# Need VF Engineering Stage 1 Supercharger Install Instructions for MK4 12v VR6



## jefwoe (Feb 18, 2012)

Just bought a used VF Engineering S/C Stage 1 kit for my 2001 12v VR6 GTI and am in the process of installing it. 

Te previous (and original) owner of the VFE S/C has contacted VFE several times in an attempt to get the installation instructions, but has not received any responses whatsoever. I have tried googling the web, but to no avail.

Currently using a installation instruction document for a VF Engineering Stage 2 S/C kit for the mk4 R32 model. While these instructions serve as a basic guide for my install there are some key details that are making the install much more of a challenge than it needs to be.

If someone could post a link to the installation document for the mk4 12v VR6, or send it to me via PM I would really appreciate it!


----------



## 01VR6Red (Nov 28, 2011)

I don't have any help for the instructions for the kit but i am interested in getting that kit for myself so it'd be awesome if you could tell me how you like it and etc. thanks


----------



## mk4vrjtta (Feb 3, 2007)

think i have them somewhere...might be on my other (broken) computer though. ill check for ya


----------



## mk4vrjtta (Feb 3, 2007)

pm me your email. just found them :thumbup::thumbup:


----------



## jefwoe (Feb 18, 2012)

*Did you get the instructions?*

Sorry for the late response I have been struggling with this install.
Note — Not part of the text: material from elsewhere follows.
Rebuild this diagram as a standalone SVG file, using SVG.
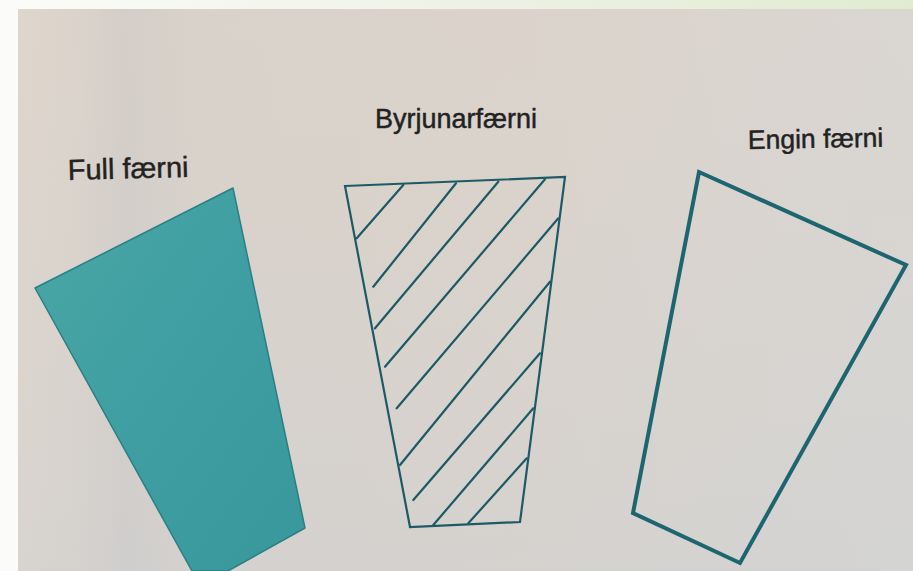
<svg xmlns="http://www.w3.org/2000/svg" width="913" height="571" viewBox="0 0 913 571">
  <defs>
    <linearGradient id="topStrip" x1="0" y1="0" x2="1" y2="0">
      <stop offset="0" stop-color="#fbfcf9"/>
      <stop offset="0.5" stop-color="#eef2e6"/>
      <stop offset="1" stop-color="#e1ebd1"/>
    </linearGradient>
    <linearGradient id="paper" x1="0" y1="0" x2="1" y2="0">
      <stop offset="0" stop-color="#ded6cd"/>
      <stop offset="0.07" stop-color="#dad3cc"/>
      <stop offset="0.12" stop-color="#d1ccc8"/>
      <stop offset="0.2" stop-color="#d8d2cb"/>
      <stop offset="0.55" stop-color="#dad3cc"/>
      <stop offset="1" stop-color="#d8d6d3"/>
    </linearGradient>
    <linearGradient id="paperShade" x1="0" y1="0" x2="0" y2="1">
      <stop offset="0" stop-color="#e0d4c8" stop-opacity="0.2"/>
      <stop offset="1" stop-color="#ccd0d4" stop-opacity="0.35"/>
    </linearGradient>
    <linearGradient id="tealFill" x1="0" y1="0" x2="1" y2="1">
      <stop offset="0" stop-color="#4ba7a6"/>
      <stop offset="0.5" stop-color="#3e9ea1"/>
      <stop offset="1" stop-color="#38989c"/>
    </linearGradient>
    <style>
      .label { font-family: "Liberation Sans", Arial, sans-serif; fill: #222222; stroke: #222222; stroke-width: 0.45; }
      .hatch { stroke: #1d5a66; stroke-width: 2.2; fill: none; stroke-linecap: round; }
    </style>
  </defs>

  <!-- page background -->
  <rect x="0" y="0" width="913" height="571" fill="#fbfcf9"/>
  <rect x="0" y="0" width="913" height="9" fill="url(#topStrip)"/>
  <rect x="18" y="9" width="895" height="562" fill="url(#paper)"/>
  <rect x="18" y="9" width="895" height="562" fill="url(#paperShade)"/>

  <!-- Full færni -->
  <g id="full-faerni">
    <polygon points="233,188 35,288 192,571 228,571 305,528" fill="url(#tealFill)" stroke="#2b7f84" stroke-width="1.5" stroke-linejoin="round"/>
    <text class="label" x="68" y="180" font-size="29" transform="rotate(-1.5 68 180)">Full færni</text>
  </g>

  <!-- Byrjunarfærni -->
  <g id="byrjunarfaerni">
    <polygon points="345,186 565,177 520,522 410,527" fill="none" stroke="#1d5a66" stroke-width="2.2" stroke-linejoin="miter"/>
    <line class="hatch" x1="356.7" y1="238.3" x2="403.3" y2="185"/>
    <line class="hatch" x1="373.3" y1="286.7" x2="456" y2="183.3"/>
    <line class="hatch" x1="375" y1="328.3" x2="498.3" y2="181.7"/>
    <line class="hatch" x1="385" y1="366.7" x2="545" y2="179.3"/>
    <line class="hatch" x1="396.7" y1="408.3" x2="558.3" y2="218.3"/>
    <line class="hatch" x1="400" y1="465" x2="550" y2="281.7"/>
    <line class="hatch" x1="413.3" y1="500" x2="540" y2="353.3"/>
    <line class="hatch" x1="433.3" y1="525" x2="533.3" y2="408.3"/>
    <line class="hatch" x1="468.3" y1="523.3" x2="526.7" y2="458.3"/>
    <text class="label" x="375" y="128" font-size="27">Byrjunarfærni</text>
  </g>

  <!-- Engin færni -->
  <g id="engin-faerni">
    <polygon points="699,172 906,265 740,563 633,513" fill="none" stroke="#1d6670" stroke-width="4" stroke-linejoin="miter"/>
    <text class="label" x="748" y="149" font-size="26.5" transform="rotate(-1 748 149)">Engin færni</text>
  </g>
</svg>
I finally got the install instructions, so if you need them still let me know. 

As far as how I like it, I don't know yet...the car is back together but I need the ECU that came with the kit matched to my car and after making an appointment with the dealer and then having my car towed there THEN they decide to tell me they won't do the ECU reprogramming. :banghead: :banghead: :banghead: 

I need to get my car running ASAP, I cannot keep borrowing my friends' cars and my job requires that I be available to go into work at any time of the day or night. 

I need to find someone with VAG TACHO or VAG Commander and VAG COM to reprogram my ECU.


----------



## vr6jettagli (Mar 30, 2008)

have you tried contacting VF? send em your ecu over night and ship it back over night pricey but youll probably get it done faster


----------



## FrozenBanana (Apr 19, 2006)

Can one of you show me how to install the idler pulley ? Or any info how to do that?


----------



## mk4vrjtta (Feb 3, 2007)

FrozenBanana said:


> Can one of you show me how to install the idler pulley ? Or any info how to do that?
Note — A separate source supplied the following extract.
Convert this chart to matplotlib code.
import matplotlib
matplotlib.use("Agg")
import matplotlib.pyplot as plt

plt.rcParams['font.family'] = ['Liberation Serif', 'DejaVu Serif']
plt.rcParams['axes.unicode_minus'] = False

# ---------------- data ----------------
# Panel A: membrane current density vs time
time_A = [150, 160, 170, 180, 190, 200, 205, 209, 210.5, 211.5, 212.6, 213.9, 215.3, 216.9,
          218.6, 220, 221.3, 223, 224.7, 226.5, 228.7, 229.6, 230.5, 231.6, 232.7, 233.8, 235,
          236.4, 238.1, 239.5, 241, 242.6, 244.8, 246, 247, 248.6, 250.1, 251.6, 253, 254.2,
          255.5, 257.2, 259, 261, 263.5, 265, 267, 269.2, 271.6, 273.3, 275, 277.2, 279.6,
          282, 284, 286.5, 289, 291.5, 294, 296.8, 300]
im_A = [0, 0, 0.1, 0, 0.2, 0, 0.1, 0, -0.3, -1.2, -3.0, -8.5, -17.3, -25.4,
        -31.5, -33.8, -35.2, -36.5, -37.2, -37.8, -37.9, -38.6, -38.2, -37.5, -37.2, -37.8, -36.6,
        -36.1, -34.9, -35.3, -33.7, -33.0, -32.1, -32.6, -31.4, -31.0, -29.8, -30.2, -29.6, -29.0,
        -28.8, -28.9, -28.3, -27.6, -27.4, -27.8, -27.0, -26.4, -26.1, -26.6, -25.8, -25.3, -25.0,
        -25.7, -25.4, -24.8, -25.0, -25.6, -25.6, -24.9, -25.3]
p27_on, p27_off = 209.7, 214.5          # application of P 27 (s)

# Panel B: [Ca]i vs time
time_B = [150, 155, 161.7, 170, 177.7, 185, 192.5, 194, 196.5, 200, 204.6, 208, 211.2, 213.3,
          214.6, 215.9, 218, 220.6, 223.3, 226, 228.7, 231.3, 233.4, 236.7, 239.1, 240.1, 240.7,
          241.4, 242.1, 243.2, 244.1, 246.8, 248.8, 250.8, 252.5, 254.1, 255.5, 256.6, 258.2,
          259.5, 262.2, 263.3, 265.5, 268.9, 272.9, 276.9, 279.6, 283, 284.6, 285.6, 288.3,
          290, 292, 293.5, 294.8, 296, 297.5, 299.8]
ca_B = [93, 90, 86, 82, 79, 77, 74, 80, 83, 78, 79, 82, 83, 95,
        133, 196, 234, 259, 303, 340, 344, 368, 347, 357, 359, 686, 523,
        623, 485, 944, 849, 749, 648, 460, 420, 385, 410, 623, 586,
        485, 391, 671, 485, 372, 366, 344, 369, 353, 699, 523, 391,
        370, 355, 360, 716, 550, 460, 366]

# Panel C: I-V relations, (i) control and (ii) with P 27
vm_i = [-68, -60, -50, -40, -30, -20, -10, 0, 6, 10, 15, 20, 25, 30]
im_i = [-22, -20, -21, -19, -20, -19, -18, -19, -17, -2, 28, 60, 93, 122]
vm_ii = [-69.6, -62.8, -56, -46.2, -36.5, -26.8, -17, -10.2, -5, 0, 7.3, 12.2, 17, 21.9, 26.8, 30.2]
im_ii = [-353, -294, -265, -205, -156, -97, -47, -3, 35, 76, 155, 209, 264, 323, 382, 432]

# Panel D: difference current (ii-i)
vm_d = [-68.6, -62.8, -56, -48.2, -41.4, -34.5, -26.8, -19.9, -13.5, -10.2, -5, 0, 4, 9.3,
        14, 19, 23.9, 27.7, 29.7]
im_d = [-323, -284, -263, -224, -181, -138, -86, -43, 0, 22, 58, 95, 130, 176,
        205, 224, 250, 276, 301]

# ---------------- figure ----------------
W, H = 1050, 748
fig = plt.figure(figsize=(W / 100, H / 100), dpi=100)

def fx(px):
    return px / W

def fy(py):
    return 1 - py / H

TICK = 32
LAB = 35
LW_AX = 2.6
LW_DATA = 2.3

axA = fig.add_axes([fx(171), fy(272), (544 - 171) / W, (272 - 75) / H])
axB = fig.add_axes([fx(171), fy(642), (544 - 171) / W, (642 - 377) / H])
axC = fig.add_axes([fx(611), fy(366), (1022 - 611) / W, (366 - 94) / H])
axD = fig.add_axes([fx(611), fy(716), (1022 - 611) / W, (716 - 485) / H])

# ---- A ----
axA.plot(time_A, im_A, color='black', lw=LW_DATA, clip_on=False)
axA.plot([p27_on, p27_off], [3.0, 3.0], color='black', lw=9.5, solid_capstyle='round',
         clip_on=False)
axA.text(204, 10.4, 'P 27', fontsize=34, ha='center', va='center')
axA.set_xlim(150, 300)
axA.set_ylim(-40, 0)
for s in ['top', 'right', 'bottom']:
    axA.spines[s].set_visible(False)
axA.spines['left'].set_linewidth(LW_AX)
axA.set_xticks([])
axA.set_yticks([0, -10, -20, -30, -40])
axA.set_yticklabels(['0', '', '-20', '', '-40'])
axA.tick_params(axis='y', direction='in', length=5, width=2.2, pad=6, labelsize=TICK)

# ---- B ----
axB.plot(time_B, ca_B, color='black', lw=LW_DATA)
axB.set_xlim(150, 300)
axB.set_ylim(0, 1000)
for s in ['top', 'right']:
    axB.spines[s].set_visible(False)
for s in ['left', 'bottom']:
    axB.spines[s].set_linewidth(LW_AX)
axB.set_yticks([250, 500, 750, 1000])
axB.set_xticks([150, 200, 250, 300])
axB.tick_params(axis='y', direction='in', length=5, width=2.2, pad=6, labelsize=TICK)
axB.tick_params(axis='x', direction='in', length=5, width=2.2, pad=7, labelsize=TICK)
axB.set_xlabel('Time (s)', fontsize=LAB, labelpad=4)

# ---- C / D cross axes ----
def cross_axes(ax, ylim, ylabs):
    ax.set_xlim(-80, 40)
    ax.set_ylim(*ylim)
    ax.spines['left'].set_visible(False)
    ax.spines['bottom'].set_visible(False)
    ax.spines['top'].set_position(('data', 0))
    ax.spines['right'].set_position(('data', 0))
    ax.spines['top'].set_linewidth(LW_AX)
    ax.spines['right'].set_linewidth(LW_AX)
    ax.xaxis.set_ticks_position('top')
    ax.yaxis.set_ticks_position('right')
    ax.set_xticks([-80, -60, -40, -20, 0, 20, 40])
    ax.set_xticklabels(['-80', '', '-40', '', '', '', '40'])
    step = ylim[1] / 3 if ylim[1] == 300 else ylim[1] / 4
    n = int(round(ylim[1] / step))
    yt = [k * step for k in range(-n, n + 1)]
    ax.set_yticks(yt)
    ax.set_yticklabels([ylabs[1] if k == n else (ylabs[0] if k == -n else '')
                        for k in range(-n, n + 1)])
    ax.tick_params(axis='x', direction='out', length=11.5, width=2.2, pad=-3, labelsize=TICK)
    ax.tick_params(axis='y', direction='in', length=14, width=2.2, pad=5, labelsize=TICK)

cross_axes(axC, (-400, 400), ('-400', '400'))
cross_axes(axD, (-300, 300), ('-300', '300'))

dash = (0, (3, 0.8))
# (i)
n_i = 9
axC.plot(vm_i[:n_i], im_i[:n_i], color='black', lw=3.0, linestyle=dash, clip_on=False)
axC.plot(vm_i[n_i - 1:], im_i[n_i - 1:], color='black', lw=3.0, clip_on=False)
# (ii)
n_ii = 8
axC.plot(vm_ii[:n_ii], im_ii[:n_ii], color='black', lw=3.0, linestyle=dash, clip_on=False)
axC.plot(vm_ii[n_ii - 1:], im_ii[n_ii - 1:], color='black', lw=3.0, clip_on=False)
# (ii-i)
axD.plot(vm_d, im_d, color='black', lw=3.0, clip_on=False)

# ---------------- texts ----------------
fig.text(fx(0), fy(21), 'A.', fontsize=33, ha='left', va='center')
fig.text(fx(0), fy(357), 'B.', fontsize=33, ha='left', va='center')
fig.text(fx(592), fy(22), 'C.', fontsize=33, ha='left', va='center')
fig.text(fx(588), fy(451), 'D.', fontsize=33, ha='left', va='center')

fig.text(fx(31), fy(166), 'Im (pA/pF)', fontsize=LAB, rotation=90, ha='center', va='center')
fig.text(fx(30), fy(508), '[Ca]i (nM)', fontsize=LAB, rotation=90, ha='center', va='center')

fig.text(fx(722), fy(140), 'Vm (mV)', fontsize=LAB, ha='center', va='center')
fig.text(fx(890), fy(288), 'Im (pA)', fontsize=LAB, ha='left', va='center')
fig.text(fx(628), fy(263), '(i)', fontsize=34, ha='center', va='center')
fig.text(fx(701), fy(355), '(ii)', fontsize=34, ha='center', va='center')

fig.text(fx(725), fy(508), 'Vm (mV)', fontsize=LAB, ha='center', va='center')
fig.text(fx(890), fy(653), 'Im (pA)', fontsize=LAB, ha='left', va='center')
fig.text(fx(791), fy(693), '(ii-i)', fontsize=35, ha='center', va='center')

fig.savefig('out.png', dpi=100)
it replaces the (2) bolts for the alternator.


----------



## jefwoe (Feb 18, 2012)

*From bad to worse*

I ended up calling the other Volkswagen dealership in the area and they helped me with the ECU matching.

However, immediately after having the ECU fixed, the upper timing chain guide broke or maybe it had been broken for a while, but in any case the timing chain must have skipped a tooth because there are shattered valve remnants in a cylinder. 

Currently working on pulling the motor to have it sent to a machine shop.

I would appreciate any suggestions, ideas, or tips from you (or anyone) on what I should be considering at this juncture. I feel like I am past the point of no return with the money I have already invested so I am going to continue to move forward and get the car running. I have thought about lowering the compression ratio with thicker headgaskets so that I can run a bit more boost on the supercharger. But at what point will I be pushing the limits of the plastic intake? I will probably need new cams...if so which cams would work well for this application? If I start making some of the changes how do I compensate for it from the ECU perspective? 

I see that you have gone way past a simple stage 1 s/c kit, what have you done to keep your ECU mapped with your upgrades?

Thanks!


----------



## aa2001 (Apr 23, 2012)

*VF Supercharger installation instructions for 12 V VR6*

Hello, 

I'm looking at getting this same setup and i have a MK4 jetta. I was wondering if you could email me the instructions if you dont mind. Thanks in advance. 

[email protected] 

Armin


----------



## rybacs (Mar 10, 2010)

How do make out *jefwoe* ,is she up and running ?


----------